Глава I
Детство и юность. Семья и школа.
Университет. Первые странствия
...Учитель Алексеев был человек иного плана. Он увлекался своим предметом, но, к сожалению, предметом его увлечений было раскрытие «солярной системы» в нашем народном эпосе. Идя по следам Ореста Миллера, в свою очередь увлекшегося более знаменитым Максом Мюллером из Оксфорда, он убеждал нас в том, что Илья Муромец не кто другой, как сам Перун, а Владимир Красное Солнышко - бог, озаряющего землю светила - Хорс или Дажбог. Разделяя его уверенность, я все это с большой убежденностью изложил на экзамене в присутствии известного слависта Петра Лавровского и прибывшего для контроля попечителя Воскресенского. Последний был химик и, услышав нечто для его ушей необычное, он громко расхохотался, прибавляя: «Да вы с ума сошли». Лавровский вступился за меня и стал шептать что-то на ухо Воскресенскому. Последний смутился, покраснел и замолк, а мне поставили полную отметку. Вспоминая об этом на расстоянии чуть ли не полустолетия, я с удовольствием отвожу душу на этом смехе попечителя. На этот раз, вопреки поговорке, победа осталась на стороне смеющегося. Целый год мы посвятили изучению старых и новых богатырей, да еще проповедям Луки Жидяты и Илариона Киевского. Многие из нас твердили наизусть «Слово о полку Игореве», а некоторые, зараженные, подобно мне, уже стремлением к ученому педантизму, знали, что рассказать и про Даниила Заточника и про Вассиана Рыло. Немудрено, если, отведши столько времени на изучение былинного эпоса и древней письменности, наш учитель словесности принужден был по новой литературе довольствоваться одним литографированным учебником Линиченко, написанным, правда, слогом возвышенным и благородным, но мало рассудительным.
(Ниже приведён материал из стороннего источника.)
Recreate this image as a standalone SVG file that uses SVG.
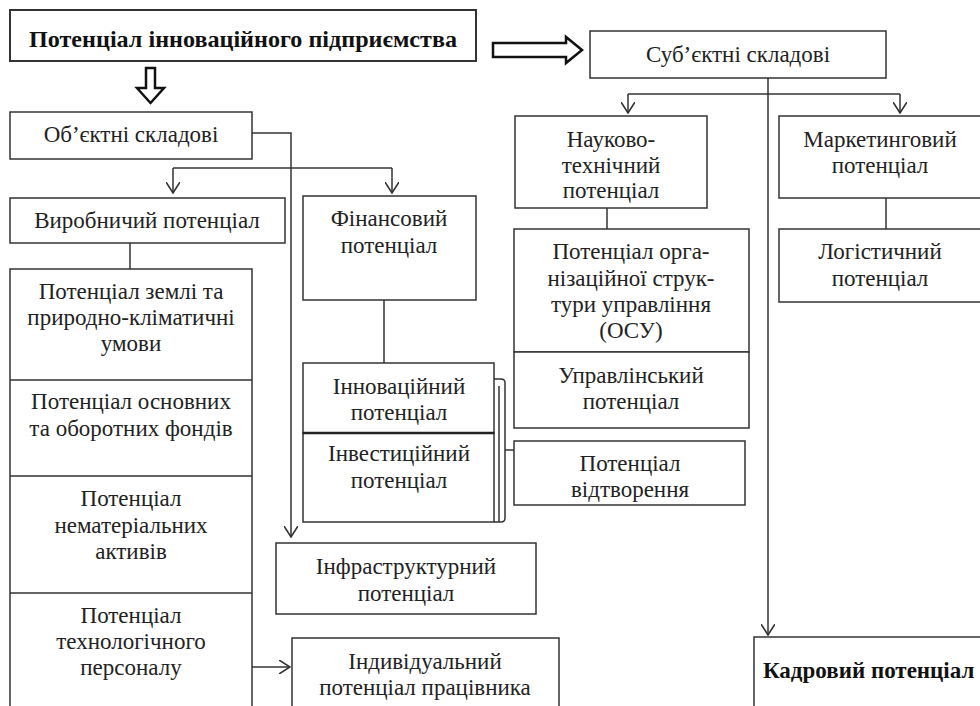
<svg xmlns="http://www.w3.org/2000/svg" width="980" height="706" viewBox="0 0 980 706">
<style>
.b{fill:#fff;stroke:#333;stroke-width:1.5}
.t{font-family:"Liberation Serif","Times New Roman",serif;font-size:23px;fill:#222;text-anchor:middle}
.bold{font-weight:bold;fill:#111}
.c{fill:none;stroke:#333;stroke-width:1.5}
.h{fill:#fff;stroke:#111;stroke-width:2.5;stroke-linejoin:miter}
</style>
<defs>
<marker id="arr" viewBox="0 0 12 14" refX="11" refY="7" markerWidth="12" markerHeight="14" orient="auto" markerUnits="userSpaceOnUse">
<path d="M0,0 L11,7 L0,14" fill="none" stroke="#333" stroke-width="1.6"/>
</marker>
</defs>
<rect width="980" height="706" fill="#fff"/>

<g id="connectors">
<polygon class="h" points="146,68 155,68 155,88 164,88 150.5,103 137,88 146,88"/>
<polygon class="h" points="493,43 566,43 566,37 582,50 566,63 566,57 493,57"/>
<path class="c" d="M252,133 H291 V537" marker-end="url(#arr)"/>
<path class="c" d="M173,168 H392"/>
<path class="c" d="M173,168 V193" marker-end="url(#arr)"/>
<path class="c" d="M392,168 V193" marker-end="url(#arr)"/>
<path class="c" d="M768,78 V635" marker-end="url(#arr)"/>
<path class="c" d="M628,94 H900"/>
<path class="c" d="M628,94 V113" marker-end="url(#arr)"/>
<path class="c" d="M900,94 V113" marker-end="url(#arr)"/>
<path class="c" d="M130,243 V269"/>
<path class="c" d="M384,300 V363"/>
<path class="c" d="M607,208 V229"/>
<path class="c" d="M886,198 V229"/>
<path class="c" d="M494,379 H501 Q505,379 505,383 V518 Q505,522 501,522 H494"/>
<path class="c" d="M499,386 V522"/>
<path class="c" d="M505,450 H514"/>
<path class="c" d="M252,667 H290" marker-end="url(#arr)"/>
</g>

<g id="n-main">
<rect class="b" x="10" y="10" width="466" height="51" style="stroke-width:2"/>
<text class="t bold" x="243" y="47" textLength="428" lengthAdjust="spacingAndGlyphs">Потенціал інноваційного підприємства</text>
</g>
<g id="n-subj">
<rect class="b" x="590" y="31" width="296" height="47"/>
<text class="t" x="738" y="62">Суб’єктні складові</text>
</g>
<g id="n-obj">
<rect class="b" x="10" y="112" width="242" height="47"/>
<text class="t" x="131" y="142">Об’єктні складові</text>
</g>
<g id="n-vyrob">
<rect class="b" x="10" y="198" width="275" height="45"/>
<text class="t" x="147" y="228">Виробничий потенціал</text>
</g>
<g id="n-column">
<rect class="b" x="10" y="269" width="242" height="450"/>
<path class="c" d="M10,380 H252 M10,476 H252 M10,593 H252"/>
</g>
<g id="n-zemli">
<text class="t" x="131" y="299">Потенціал землі та</text>
<text class="t" x="131" y="325">природно-кліматичні</text>
<text class="t" x="131" y="351">умови</text>
</g>
<g id="n-fondiv">
<text class="t" x="131" y="409">Потенціал основних</text>
<text class="t" x="131" y="436">та оборотних фондів</text>
</g>
<g id="n-nemat">
<text class="t" x="131" y="506">Потенціал</text>
<text class="t" x="131" y="533">нематеріальних</text>
<text class="t" x="131" y="559">активів</text>
</g>
<g id="n-tech">
<text class="t" x="131" y="623">Потенціал</text>
<text class="t" x="131" y="649">технологічного</text>
<text class="t" x="131" y="675">персоналу</text>
</g>
<g id="n-fin">
<rect class="b" x="303" y="196" width="173" height="104"/>
<text class="t" x="389" y="226">Фінансовий</text>
<text class="t" x="389" y="253">потенціал</text>
</g>
<g id="n-innov">
<rect class="b" x="303" y="363" width="191" height="70"/>
<text class="t" x="399" y="394">Інноваційний</text>
<text class="t" x="399" y="420">потенціал</text>
</g>
<g id="n-invest">
<rect class="b" x="303" y="433" width="191" height="89"/>
<path d="M303,433 H494" stroke="#222" stroke-width="2.5"/>
<text class="t" x="399" y="461">Інвестиційний</text>
<text class="t" x="399" y="488">потенціал</text>
</g>
<g id="n-infra">
<rect class="b" x="276" y="543" width="260" height="71"/>
<text class="t" x="406" y="574">Інфраструктурний</text>
<text class="t" x="406" y="601">потенціал</text>
</g>
<g id="n-indyv">
<rect class="b" x="292" y="638" width="267" height="80"/>
<text class="t" x="425" y="669">Індивідуальний</text>
<text class="t" x="425" y="695">потенціал працівника</text>
</g>
<g id="n-nauk">
<rect class="b" x="515" y="116" width="192" height="92"/>
<text class="t" x="611" y="147">Науково-</text>
<text class="t" x="611" y="173">технічний</text>
<text class="t" x="611" y="198">потенціал</text>
</g>
<g id="n-osu">
<rect class="b" x="514" y="229" width="235" height="123"/>
<text class="t" x="631" y="259">Потенціал орга-</text>
<text class="t" x="631" y="286">нізаційної струк-</text>
<text class="t" x="631" y="312">тури управління</text>
<text class="t" x="631" y="338">(ОСУ)</text>
</g>
<g id="n-uprav">
<rect class="b" x="514" y="352" width="235" height="76"/>
<text class="t" x="631" y="383">Управлінський</text>
<text class="t" x="631" y="409">потенціал</text>
</g>
<g id="n-vidtv">
<rect class="b" x="514" y="441" width="231" height="64"/>
<text class="t" x="630" y="471">Потенціал</text>
<text class="t" x="630" y="497">відтворення</text>
</g>
<g id="n-market">
<rect class="b" x="779" y="116" width="210" height="82"/>
<text class="t" x="880" y="147">Маркетинговий</text>
<text class="t" x="880" y="173">потенціал</text>
</g>
<g id="n-logist">
<rect class="b" x="779" y="229" width="210" height="73"/>
<text class="t" x="880" y="259">Логістичний</text>
<text class="t" x="880" y="286">потенціал</text>
</g>
<g id="n-kadr">
<rect class="b" x="754" y="637" width="240" height="90"/>
<text class="t bold" x="763" y="678" style="text-anchor:start">Кадровий потенціал</text>
</g>
</svg>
...Записавшись на юридический факультет, я думал одно время перевестись на словесный. От этого решения я отказался, попав на лекции проф[ессора] Рославского-Петровского. Этот старик, украшенный не одними сединами, но и звездами, в молодости написал недурной курс статистики. При мне он читал историю Древнего Востока. Во вступительной лекции он объявил нам, что содержанием его курса будет изучение имен фараонов 32-х династий, причем он будет пользоваться в одинаковой мере иероглифическими надписями и историком Манефоном. Эта интересная перспектива сразу отрезала у меня всякую охоту. От лекции Рославского-Петровского, которого, кстати, сказать, скоро не стало, так как он внезапно сошел с ума (не была ли сумасшествием и самая мысль читать первокурсникам намеченный им предмет), я попал в аудиторию Каченовского. Плавной речью он излагал свои соображения о влиянии международного права на изменение судеб человечества. Свидетель современной войны, в течение которой попраны не одно право, но и всякая нравственность, я, пожалуй, не прочь думать, что оба понятия стоят, скорее, в обратном отношении: не международное право изменяет судьбы человечества, а судьбы последнего влияют на изменение международного права. Но тогда я еще был слишком мало искушен событиями, чтобы не поверить на слово талантливому лектору, не разделить его восторга к предмету, правильное понимание которого будет иметь своим последствием людское счастье.
...Один из любимых лекторов был еврей, принявший протестантизм. Его звали Леонидом Евстафиевичем Владимировым. Он был красив, хорошо владел словом, выступал иногда в уголовных процессах, и мы шли за ним в суд столько, чтобы слышать его, сколько и молодого товарища прокурора, прибывшего из Москвы и скоро завоевавшего все симпатии. Это был не кто другой, как известный ныне всей России Анатолий Феодорович Кони. Мне удалось слышать его в одном из громких процессов, положивших начало его репутации. Ум, красота и благородство речи, богатство образов, тонкий, столько же психологический, сколько и юридический анализ, умение вовремя сделать удачную цитату - и выше всего этого искреннее искание судеб^оц правды, готовность найти смягчающее обстоятельство, желание не повредить подсудимому погоней за ораторскими эффектами и способность в блестящей импровизации, особенно выступавшей в ответных речах - все это вместе взятое заставляло смотреть на него, как на некое «чудо» столько же природы, сколько и искусства. Он не произносил громоносных речей по образцу публичных обвинителей Франции, он не насиловал также своего голоса, но сам этот голос был настолько звучен, произношение так отчетливо, что стоя даже в отдаленных рядах, легко было слышать всякое его слово. Я говорю: «стоя», так как публики набивалось так много, что негде было пасть яблоку.
Новые суды только что вводились в Харькове. Они приковывали к себе всеобщее внимание. Судоустройство и судопроизводство сделались впервые в России популярными предметами.